Note: We should have a better knowledge in the topic of algebra. We should know that the \[{{x}^{a+b}}\] can be written as \[{{x}^{a}}{{x}^{b}}\].
We can solve this question by alternate method.
For solving this question by alternate method, we should know the formula of \[{{\left( a+b \right)}^{3}}={{a}^{3}}+3{{a}^{2}}b+3a{{b}^{2}}+{{b}^{3}}\]
Now, using this formula, we can write
\[{{\left( 2x+5 \right)}^{3}}={{\left( 2x \right)}^{3}}+3\cdot {{\left( 2x \right)}^{2}}\cdot 5+3\cdot (2x)\cdot {{5}^{2}}+{{5}^{3}}\]

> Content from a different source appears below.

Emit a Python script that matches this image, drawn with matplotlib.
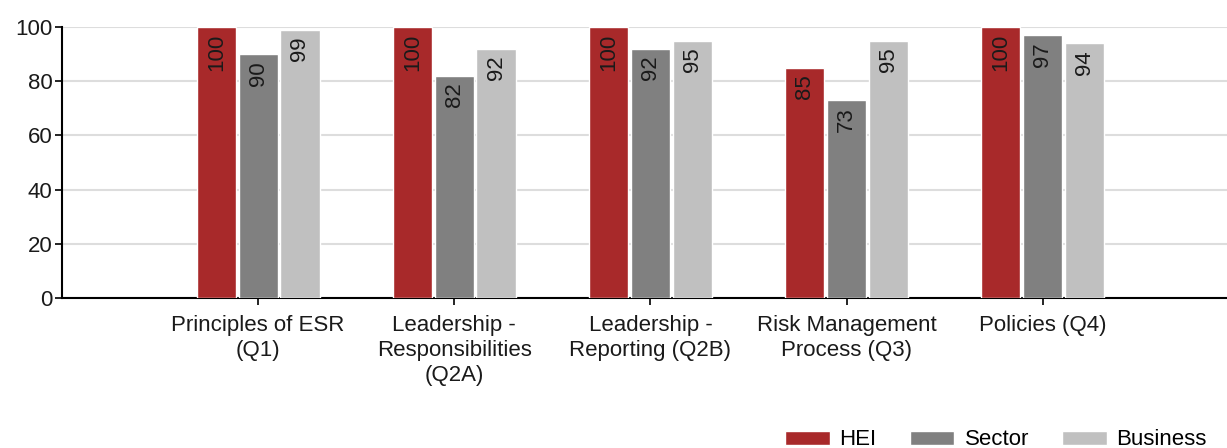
import numpy as np
import matplotlib
matplotlib.use('Agg')
from matplotlib import pyplot as plt

plt.rcParams['font.family'] = ['Liberation Sans', 'DejaVu Sans']

categories = ['Principles of ESR\n(Q1)', 'Leadership -\nResponsibilities\n(Q2A)',
              'Leadership -\nReporting (Q2B)', 'Risk Management\nProcess (Q3)', 'Policies (Q4)']
hei = [100, 100, 100, 85, 100]
sector = [90, 82, 92, 73, 97]
business = [99, 92, 95, 95, 94]
series_names = ['HEI', 'Sector', 'Business']
colors = ['#a8292a', '#808080', '#c0c0c0']

fig = plt.figure(figsize=(12.27, 4.48), dpi=100)
ax = fig.add_axes([62/1227, 1-298/448, 1-62/1227, (298-27)/448])

x = np.arange(len(categories))
w = 0.2
offs = [-0.213, 0, 0.213]
for vals, name, c, o in zip([hei, sector, business], series_names, colors, offs):
    bars = ax.bar(x+o, vals, w, color=c, edgecolor='white', linewidth=1, label=name, zorder=3)
    for b, v in zip(bars, vals):
        ax.text(b.get_x()+b.get_width()/2, v-2.5, str(v), rotation=90, ha='center', va='top',
                fontsize=16, color='#1a1a1a', zorder=4)

ax.set_xlim(-1, 4.94)
ax.set_ylim(0, 100)
ax.set_yticks([0, 20, 40, 60, 80, 100])
ax.set_xticks(x)
ax.set_xticklabels(categories, fontsize=16, color='#1a1a1a', linespacing=1.25)
ax.tick_params(axis='y', labelsize=16, labelcolor='#1a1a1a', length=5, width=1.2, pad=2)
ax.tick_params(axis='x', length=5, width=1.2, pad=7)
ax.yaxis.grid(True, color='#dddddd', linewidth=1.5, zorder=0)
for s in ['top', 'right']:
    ax.spines[s].set_visible(False)
ax.spines['left'].set_linewidth(1.5)
ax.spines['bottom'].set_linewidth(1.5)

fig.legend(loc='lower right', bbox_to_anchor=(1.0, -0.05), ncol=3, frameon=False, fontsize=16,
           handlelength=2.0, handleheight=0.6, handletextpad=0.45, columnspacing=1.5)

plt.savefig('out.png', dpi=100)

The above equation can also be written as
\[\Rightarrow {{\left( 2x+5 \right)}^{3}}=\left( 8{{x}^{3}} \right)+3\cdot \left( 4{{x}^{2}} \right)\cdot 5+3\cdot (2x)\cdot 25+125\]
\[\Rightarrow {{\left( 2x+5 \right)}^{3}}=8{{x}^{3}}+60{{x}^{2}}+150x+125\]
As we have got the same answer, so we can use this method too to solve this question.